In Venice, Twachtman often left the city's tourist areas behind to explore the "real" Venice, where everyday life took place. In 1880, Whistler would describe this aspect of the city as "a Venice in Venice that . . . others never seem to have perceived."[1] Twachtman was one who did appreciate it, and he did so a year before Whistler visited the city. His subject here is an open green expanse with a line of houses at the right and the city in the distance. The glowing evening light in the building facades implies that Twachtman's view was toward the west.
He used an alla prima techique in the work, painting it probably in one session with calligraphic strokes for bare tree branches and short Impressionist dabs of paint for distant figures. He conveyed his own presence in the landscape in his eye-level vantage point along a path, cropped in the foreground, that recedes gradually under the trees. At the right side of the path is the inconspicuous presence of a figure in a long dark coat with his back to the viewer, who is likely to be a monk.
The site is unidentified but it might be San Lazzaro degli Armeni, a small island at the western side of the Venetian Lagoon that was and is home to the monastery of an Armenian Catholic congregation. The island was visited often by artists, writers (including Lord Byron in 1816–17), and leaders in politics and religion. An image of the island with trees similar to those featured by Twachtman was reproduced in the article on Venice by Henry James, published in Century magazine in November 1882.[2]
The painting's first owner was Sarah Wyman Whitman (1842–1904), an artist and writer, who bequeathed the painting to the Museum of Fine Arts, Boston.
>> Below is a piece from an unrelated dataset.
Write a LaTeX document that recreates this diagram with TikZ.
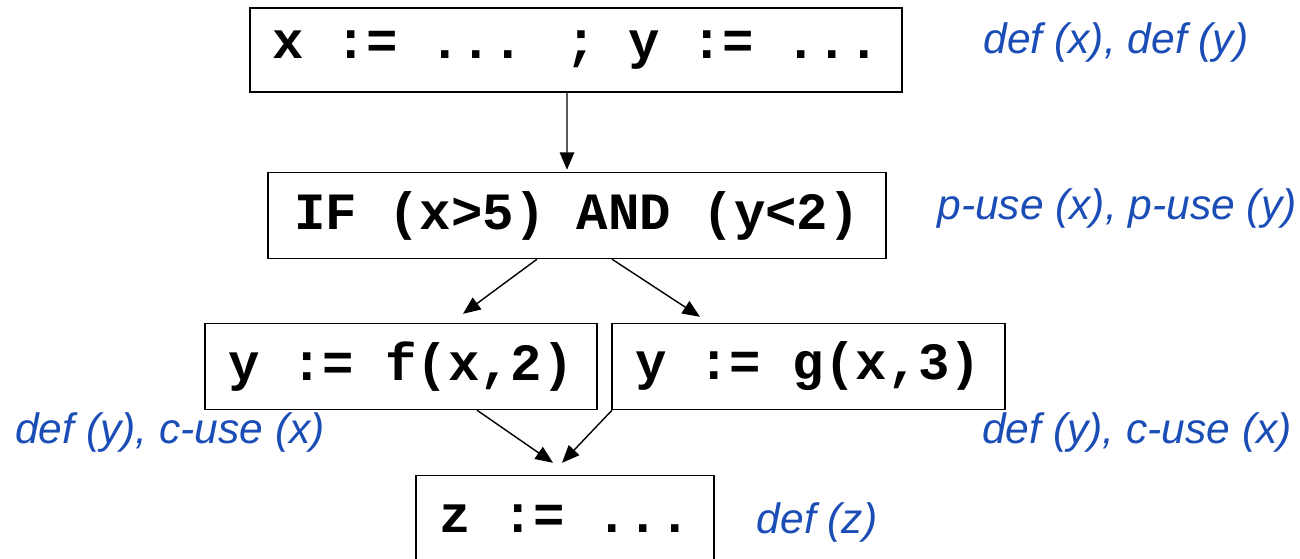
\documentclass[tikz,border=0pt]{standalone}
\usepackage{fontspec}
\setmainfont{Liberation Sans}
\newfontfamily\codefont{Liberation Mono}
\usepackage{xcolor}
\usetikzlibrary{arrows.meta,positioning}
\definecolor{annblue}{HTML}{1A4DB5}

\begin{document}
\begin{tikzpicture}[
        stmt/.style={draw=black, line width=0.8pt, inner sep=0pt, minimum height=1.72cm,
            font=\codefont\bfseries\fontsize{29.8}{32}\selectfont},
        annot/.style={text=annblue, font=\itshape\fontsize{24.2}{26}\selectfont, inner sep=0pt},
        flow/.style={-{Triangle[length=3.5mm,width=2.9mm]}, line width=0.8pt}
    ]
        \useasboundingbox (0,0) rectangle (26,11.16);

        % Statements
        \node[stmt, minimum width=13.04cm, minimum height=1.68cm] (init) at (11.52,10.16) {x := ... ; y := ...};
        \node[stmt, minimum width=12.36cm] (cond) at (11.54,6.85) {IF (x>5) AND (y<2)};
        \node[stmt, minimum width=7.84cm] (thenb) at (8.02,3.83) {y := f(x,2)};
        \node[stmt, minimum width=7.86cm] (elseb) at (16.17,3.83) {y := g(x,3)};
        \node[stmt, minimum width=5.96cm, text depth=0pt] (join) at (11.3,0.79) {z := ...};

        % Def/use annotations
        \node[annot] (a1) at (22.32,10.3) {def (x), def (y)};
        \node[annot] (a2) at (22.34,6.98) {p-use (x), p-use (y)};
        \node[annot] (a3) at (3.4,2.5) {def (y), c-use (x)};
        \node[annot] (a4) at (22.74,2.5) {def (y), c-use (x)};
        \node[annot] (a5) at (16.34,0.72) {def (z)};

        % Control flow
        \draw[flow] ([xshift=-1.8mm]init.south) -- ([xshift=-2mm,yshift=0.4mm]cond.north);
        \draw[flow] ([xshift=-8mm]cond.south) -- ([xshift=12.4mm,yshift=1.8mm]thenb.north);
        \draw[flow] ([xshift=7mm]cond.south) -- ([xshift=-21.7mm,yshift=1.2mm]elseb.north);
        \draw[flow] ([xshift=15.2mm]thenb.south) -- ([xshift=-2.4mm,yshift=2.4mm]join.north);
        \draw[flow] ([xshift=-39.3mm]elseb.south) -- ([xshift=-0.6mm,yshift=2.4mm]join.north);
    \end{tikzpicture}
\end{document}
[1] Whistler to Marcus Bourne Huish, Fine Arts Society, London, in reply to a letter dated January 14, 1880, Whistler Collection, Special Collections Department, Glasgow University Library, University of Glasgow, Scotland.
[2] Henry James Jr., "Venice," Century 25 (November 1882), p. 18.
From Clark 1924
Twachtman showed some of his early canvases later in life and alluded to them as being “black as your hat.” The Boston museum has an example, entitled “Italian [sic] Landscape,” dated Venice '78. Although painted in sunlight as indicated by the shadows, it is dark in key and brown in tone. The technique is spirited and facile, following the Munich formula.
From Hale 1957
[Comparing this painting with Frank Duveneck's Old Town Brook, Polling, Bavaria (ca. 1878, Cincinnati Art Museum), Hale stated]: Twachtman's more direct painting allows us to enter his scene and walk down the tree-lined vista to the white building at its termination, albeit the structure is only a blob of pigment. In spite of the presence of a little more actual detail in the Duveneck work one does not mentally row up the brook in his picture. The forcing of the values of the water from almost full light to nearly full dark is too disturbing to allow for anything so commonplace. Viewed realistically, the water might be thought to be boiling in places. We are prevented from doing more than admire a virtuosity which in an actor would come close to evoking the word “ham!” Whether it was Twachtman's inability to handle the brush with Duveneck's dexterity that gives the former's work its look of greater sincerity or whether it was due to an innate feeling of restraint on his part is a moot point. But from what we know of personal sensitivity and the quiet tone that his work was to show later, we may feel reasonably sure that it was the risk of over-display that was the more important factor in restraining him [vol. 1, pp. 176–77].